5. Davis contends that the private investigator hired by him was part of his divorce legal team, that all communications between him and the private investigator are thus protected by the attorney-client privilege, and that the trial court therefore erred in denying his motion in limine to bar the private investigator from testifying about his communications with Davis regarding the victim's home address. However, as the trial court recognized in denying the motion in limine, this issue has already been decided adversely to Davis in a prior appeal.

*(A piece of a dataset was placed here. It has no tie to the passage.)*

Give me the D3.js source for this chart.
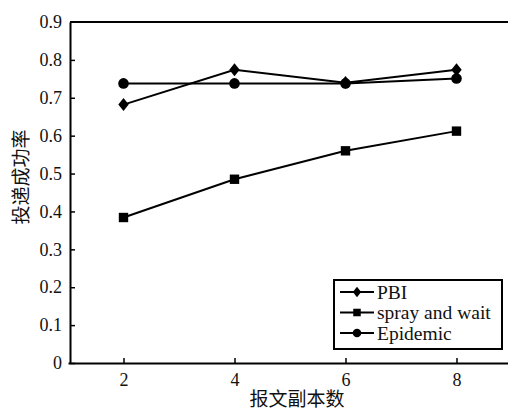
<!DOCTYPE html>
<html lang="zh">
<head>
<meta charset="UTF-8">
<title>投递成功率 vs 报文副本数</title>
<script src="https://cdn.jsdelivr.net/npm/d3@7"></script>
<style>
  body { margin: 0; background: #fff; }
  svg { display: block; }
  .title { font-family: "Noto Sans CJK SC", sans-serif; font-size: 19px; fill: #111; }
  .legend text { font-family: "Liberation Serif", serif; font-size: 19.5px; fill: #111; }
  .axis text { font-family: "Liberation Serif", serif; font-size: 18px; fill: #111; }
</style>
</head>
<body>
<script>
// data
var copies = [2, 4, 6, 8];
var pbi = [0.682, 0.774, 0.740, 0.774];
var sprayWait = [0.384, 0.485, 0.560, 0.612];
var epidemic = [0.738, 0.738, 0.738, 0.751];
var yTicks = [0, 0.1, 0.2, 0.3, 0.4, 0.5, 0.6, 0.7, 0.8, 0.9];

var series = [
  {name: "PBI", values: pbi, symbol: "diamond"},
  {name: "spray and wait", values: sprayWait, symbol: "square"},
  {name: "Epidemic", values: epidemic, symbol: "circle"}
];

var W = 508, H = 410;
var svg = d3.select("body").append("svg").attr("width", W).attr("height", H);

var x = d3.scaleLinear().domain([1, 9]).range([68, 512]);
var y = d3.scaleLinear().domain([0, 0.9]).range([363, 22]);

// frame: top line across, left and bottom axes
svg.append("line").attr("x1", x(1) + 2).attr("x2", W).attr("y1", y(0.9)).attr("y2", y(0.9))
  .attr("stroke", "#000").attr("stroke-width", 2);

var xAxis = svg.append("g").attr("class", "axis").attr("transform", "translate(0," + y(0) + ")")
  .call(d3.axisBottom(x).tickValues(copies).tickSizeInner(-5).tickSizeOuter(0).tickPadding(12));
var yAxis = svg.append("g").attr("class", "axis").attr("transform", "translate(" + (x(1) + 2) + ",0)")
  .call(d3.axisLeft(y).tickValues(yTicks).tickFormat(d3.format("")).tickSizeInner(-5).tickSizeOuter(0).tickPadding(8));
yAxis.selectAll(".tick").filter(function(d) { return d === 0.9; }).select("line").remove();
[xAxis, yAxis].forEach(function(a) {
  a.select(".domain").attr("stroke", "#000").attr("stroke-width", 2);
  a.selectAll(".tick line").attr("stroke", "#000").attr("stroke-width", 1.5);
  a.selectAll(".tick text").style("font-family", "'Liberation Serif', serif").style("font-size", "18px");
});
xAxis.selectAll(".tick text").attr("dy", "0.6em");

// axis titles
svg.append("text").attr("class", "title").attr("x", 297).attr("y", 406)
  .attr("text-anchor", "middle").text("报文副本数");
svg.append("text").attr("class", "title")
  .attr("transform", "translate(28,177) rotate(-90)")
  .attr("text-anchor", "middle").text("投递成功率");

// marker shapes, k scales them down for the legend
function marker(kind, k) {
  var p = d3.path();
  if (kind === "diamond") {
    p.moveTo(0, -6.5 * k); p.lineTo(5.2 * k, 0); p.lineTo(0, 6.5 * k); p.lineTo(-5.2 * k, 0); p.closePath();
  } else if (kind === "square") {
    p.rect(-4.7 * k, -4.7 * k, 9.4 * k, 9.4 * k);
  } else {
    p.arc(0, 0, 5.3 * k, 0, 2 * Math.PI);
  }
  return p.toString();
}

var line = d3.line().x(function(d, i) { return x(copies[i]); }).y(function(d) { return y(d); });

series.forEach(function(s) {
  svg.append("path").datum(s.values).attr("d", line)
    .attr("fill", "none").attr("stroke", "#000").attr("stroke-width", 2);
  svg.selectAll(null).data(s.values).enter().append("path")
    .attr("d", marker(s.symbol, 1))
    .attr("transform", function(d, i) { return "translate(" + x(copies[i]) + "," + y(d) + ")"; })
    .attr("fill", "#000");
});

// legend
var lg = svg.append("g").attr("class", "legend");
lg.append("rect").attr("x", 334).attr("y", 280).attr("width", 168).attr("height", 69)
  .attr("fill", "#fff").attr("stroke", "#000").attr("stroke-width", 2);
series.forEach(function(s, i) {
  var cy = 292 + i * 20.5;
  lg.append("line").attr("x1", 340).attr("x2", 374).attr("y1", cy).attr("y2", cy)
    .attr("stroke", "#000").attr("stroke-width", 2);
  lg.append("path").attr("d", marker(s.symbol, 0.8))
    .attr("transform", "translate(357," + cy + ")")
    .attr("fill", "#000");
  lg.append("text").attr("x", 377).attr("y", cy + 6.5).text(s.name);
});
</script>
</body>
</html>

When the private investigator was subpoenaed to testify before the grand jury, Davis filed a motion to quash the subpoena based on attorney-client privilege. The trial court denied the motion, and the Court of Appeals affirmed that denial on the basis that the subject communications fall within the crime-fraud exception to the privilege, which provides that "the attorney-client privilege does not extend to communications which occur before perpetration of a fraud or commission of a crime and which relate thereto. [Cit.]" In re Fulton County Grand Jury Proceedings, 244 Ga.App. 380, 382, 535 S.E.2d 340 (2000). This Court denied Davis' petition for certiorari from the Court of Appeals' ruling, which is "binding in all subsequent proceedings in [the] case in the lower court and in the Supreme Court or the Court of Appeals as the case may be." OCGA § 9-11-60(h). Accordingly, the trial court did not abuse its discretion in denying the motion in limine. See Thompson v. State, 277 Ga.App. 323, 324(2), 626 S.E.2d 825 (2006) (denial of motion in limine reviewed for abuse of discretion).